In the data below, find each line containing the string "chart" and return it.
══════════════════════════════
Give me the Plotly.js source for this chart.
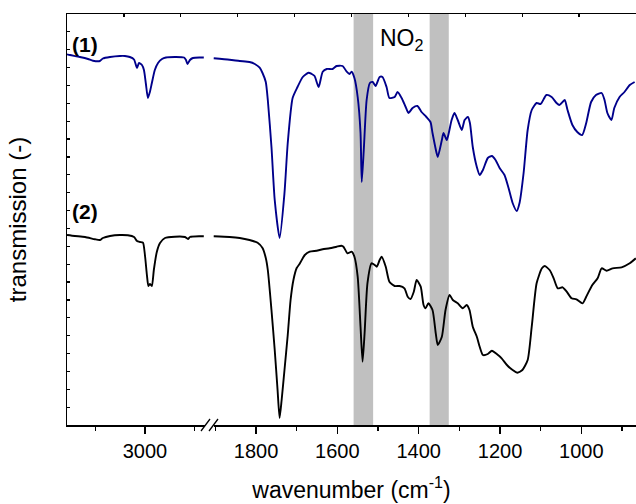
<!DOCTYPE html>
<html>
<head>
<meta charset="utf-8">
<script src="https://cdn.plot.ly/plotly-3.0.1.min.js"></script>
<style>html,body{margin:0;padding:0;background:#fff;}#chart{width:636px;height:504px;}</style>
</head>
<body>
<div id="chart"></div>
<script>
// Spectrum (1), high-wavenumber segment
var wn1L = [3315,3303,3263,3230,3210,3182,3170,3141,3101,3081,3061,3044,3032,3024,3012,3004,2996,2988,2980,2972,2960,2947,2931,2915,2879,2842,2834,2828,2818,2806,2778,2762];
var t1L = [370.7,370,368,366,364.3,364,366.5,368,369,369,368,365.5,357,362,360,355,341,327,333,342,355,362,366,367.5,368,367.5,365,361,365,367,367.5,367.5];
// Spectrum (1), fingerprint segment
var wn1R = [1904,1865,1840,1816,1803,1791,1784,1776,1771,1762,1754,1742,1730,1722,1710,1698,1685,1671,1663,1656,1646,1636,1626,1612,1602,1587,1577,1570,1565,1558,1550,1543,1540,1535,1528,1520,1513,1506,1496,1489,1479,1472,1459,1452,1442,1432,1425,1415,1403,1393,1381,1371,1366,1356,1353,1343,1339,1331,1326,1319,1312,1304,1294,1287,1279,1274,1267,1257,1250,1242,1230,1220,1211,1201,1189,1179,1169,1159,1152,1142,1132,1122,1110,1100,1086,1073,1061,1054,1041,1034,1022,1010,998,988,976,964,950,943,936,926,919,906,894,881,869];
var t1R = [366.7,365.3,364,363,361,357.3,352,343,325,278,225,187,232,282,327,338,348,352.3,351,349,338,353.3,356,356,359,359,353.3,351,353.3,347,328,292,243,275,325,342,343,339,348,348,338,327,328,333,327,318,312,317,319,313,308,303,292,272,268,285,292,285,292,305,312,305,295,305,308,302,278,258,250,255,267,269,265,257,250,237,222,214,222,252,295,315,322,321,330,328,322,320,325,315,300,293,290,302,323,330,332,325,312,305,317,328,333,340,343];
// Spectrum (2), high-wavenumber segment
var wn2L = [3315,3283,3242,3202,3182,3170,3141,3101,3069,3044,3032,3020,3008,3000,2992,2986,2980,2972,2964,2952,2939,2919,2879,2838,2826,2818,2778,2762];
var t2L = [190,189,188,185.7,185,187,189,190,189.7,188,184,183,182.3,170,150,139,141,139,155,173,182,187,188.3,188,186,188,188.7,188.7];
// Spectrum (2), fingerprint segment
var wn2R = [1904,1865,1840,1816,1796,1784,1776,1771,1762,1754,1747,1742,1737,1730,1722,1715,1708,1700,1693,1680,1668,1651,1636,1619,1602,1590,1585,1575,1565,1558,1550,1543,1538,1533,1526,1516,1508,1503,1496,1491,1481,1472,1459,1447,1435,1427,1420,1412,1405,1395,1388,1383,1376,1366,1358,1353,1343,1334,1324,1316,1304,1292,1282,1275,1267,1257,1250,1242,1230,1220,1208,1196,1183,1169,1157,1145,1132,1122,1110,1097,1090,1078,1068,1058,1046,1036,1024,1012,997,988,973,960,950,938,923,901,881,866];
var t2R = [188.7,188,187,185,182.3,177,167,155,115,75,35,7,25,55,90,125,145,157,161,170,173.3,174.3,175.7,176.7,178.3,179.3,178.3,171.7,173.3,168.3,148.3,98.3,63.3,91.7,141.7,161.7,160,158.3,165,168.3,158.3,143.3,139,139,136.7,128.3,126,133.3,145,138.3,120,116.7,121.7,115,91.7,80,88.3,115,130,125,121.7,116.7,120,115,98.3,88.3,78.3,70,71,74.3,71,66.7,60,55,52.3,55,65,98.3,141.7,156.7,159,155,146.7,136.7,137.7,133.3,126.7,125.7,121.7,128.3,140,146.7,156.7,154.3,156.7,157.7,161.7,166.7];
// NO2 bands (cm-1)
var bandStart = [1560, 1373];
var bandEnd = [1512, 1326];
var seriesLabels = ["(1)", "(2)"];
var colors = ["#00008b", "#000000"];

var FONT = "Liberation Sans, Arial, Helvetica, sans-serif";
var lineCommon = {mode: "lines", hoverinfo: "skip", showlegend: false};
function tr(x, y, xa, c) {
  return Object.assign({x: x, y: y, xaxis: xa, yaxis: "y", line: {color: c, width: 1.9, shape: "spline", smoothing: 0.6}}, lineCommon);
}
var data = [
  tr(wn1L, t1L, "x", colors[0]),
  tr(wn1R, t1R, "x2", colors[0]),
  tr(wn2L, t2L, "x", colors[1]),
  tr(wn2R, t2R, "x2", colors[1]),
  {x: [], y: [], xaxis: "x3", yaxis: "y", mode: "lines", showlegend: false, hoverinfo: "skip"},
  {x: [], y: [], xaxis: "x4", yaxis: "y", mode: "lines", showlegend: false, hoverinfo: "skip"}
];

var shapes = [];
for (var i = 0; i < bandStart.length; i++) {
  shapes.push({type: "rect", xref: "x2", yref: "paper", x0: bandStart[i], x1: bandEnd[i], y0: 0, y1: 1,
    fillcolor: "#c0c0c0", line: {width: 0}, layer: "below"});
}
// axis-break marks
function px(v) { return (v - 67) / 569; }
function py(v) { return (425 - v) / 411; }
shapes.push({type: "rect", xref: "paper", yref: "paper", x0: px(205), x1: px(214), y0: py(427), y1: py(423),
  fillcolor: "#ffffff", line: {width: 0}, layer: "above"});
shapes.push({type: "line", xref: "paper", yref: "paper", x0: px(201), y0: py(431), x1: px(210), y1: py(419), line: {color: "#000", width: 1.3}});
shapes.push({type: "line", xref: "paper", yref: "paper", x0: px(209), y0: py(431), x1: px(218), y1: py(419), line: {color: "#000", width: 1.3}});

var tickFont = {family: FONT, size: 20, color: "#000"};
var layout = {
  width: 636, height: 504,
  margin: {l: 67, r: 0, t: 14, b: 79},
  paper_bgcolor: "#fff", plot_bgcolor: "rgba(0,0,0,0)",
  font: {family: FONT, color: "#000"},
  showlegend: false,
  xaxis: {domain: [0, 0.25], range: [3315, 2740], anchor: "y", showgrid: false, zeroline: false,
    showline: true, linecolor: "#000", linewidth: 1.5, ticks: "outside", ticklen: 7, tickwidth: 1.5, tickcolor: "#000",
    tick0: 3000, dtick: 400, tickfont: tickFont,
    minor: {dtick: 200, tick0: 3000, ticks: "outside", ticklen: 4, tickwidth: 1.5, tickcolor: "#000", showgrid: false}},
  xaxis2: {domain: [0.25, 1], range: [1915, 865.6], anchor: "y", showgrid: false, zeroline: false,
    showline: true, linecolor: "#000", linewidth: 1.5, ticks: "outside", ticklen: 7, tickwidth: 1.5, tickcolor: "#000",
    tick0: 1000, dtick: 200, tickfont: tickFont,
    minor: {dtick: 100, tick0: 1000, ticks: "outside", ticklen: 4, tickwidth: 1.5, tickcolor: "#000", showgrid: false}},
  xaxis3: {domain: [0, 1], range: [0, 10], anchor: "y", side: "top", showgrid: false, zeroline: false,
    showline: true, linecolor: "#000", linewidth: 1.5, ticks: "inside", ticklen: 3, tickwidth: 1.2, tickcolor: "#000",
    dtick: 1, tick0: 0, showticklabels: false},
  xaxis4: {domain: [0, 1], range: [0, 1], anchor: "y", side: "bottom", showgrid: false, zeroline: false,
    showline: false, ticks: "", showticklabels: false,
    title: {text: "wavenumber (cm<sup>-1</sup>)", font: {family: FONT, size: 23, color: "#000"}, standoff: 56}},
  yaxis: {range: [0, 411], showgrid: false, zeroline: false, showline: true, linecolor: "#000", linewidth: 1.5,
    ticks: "inside", ticklen: 3, tickwidth: 1.2, tickcolor: "#000", tick0: 0, dtick: 411 / 23, showticklabels: false,
    title: {text: "transmission (-)", font: {family: FONT, size: 24, color: "#000"}, standoff: 32}},
  shapes: shapes,
  annotations: [
    {xref: "paper", yref: "paper", x: px(70), y: py(44), xanchor: "left", yanchor: "middle", text: "<b>" + seriesLabels[0] + "</b>",
      showarrow: false, font: {family: FONT, size: 21, color: "#000"}},
    {xref: "paper", yref: "paper", x: px(70), y: py(211), xanchor: "left", yanchor: "middle", text: "<b>" + seriesLabels[1] + "</b>",
      showarrow: false, font: {family: FONT, size: 21, color: "#000"}},
    {xref: "paper", yref: "paper", x: px(378), y: py(39), xanchor: "left", yanchor: "middle", text: "NO<sub>2</sub>",
      showarrow: false, font: {family: FONT, size: 23, color: "#000"}}
  ]
};
Plotly.newPlot("chart", data, layout, {staticPlot: true, displayModeBar: false});
</script>
</body>
</html>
══════════════════════════════
Answer to the problem:
Give me the Plotly.js source for this chart.
<style>html,body{margin:0;padding:0;background:#fff;}#chart{width:636px;height:504px;}</style>
<div id="chart"></div>
Plotly.newPlot("chart", data, layout, {staticPlot: true, displayModeBar: false});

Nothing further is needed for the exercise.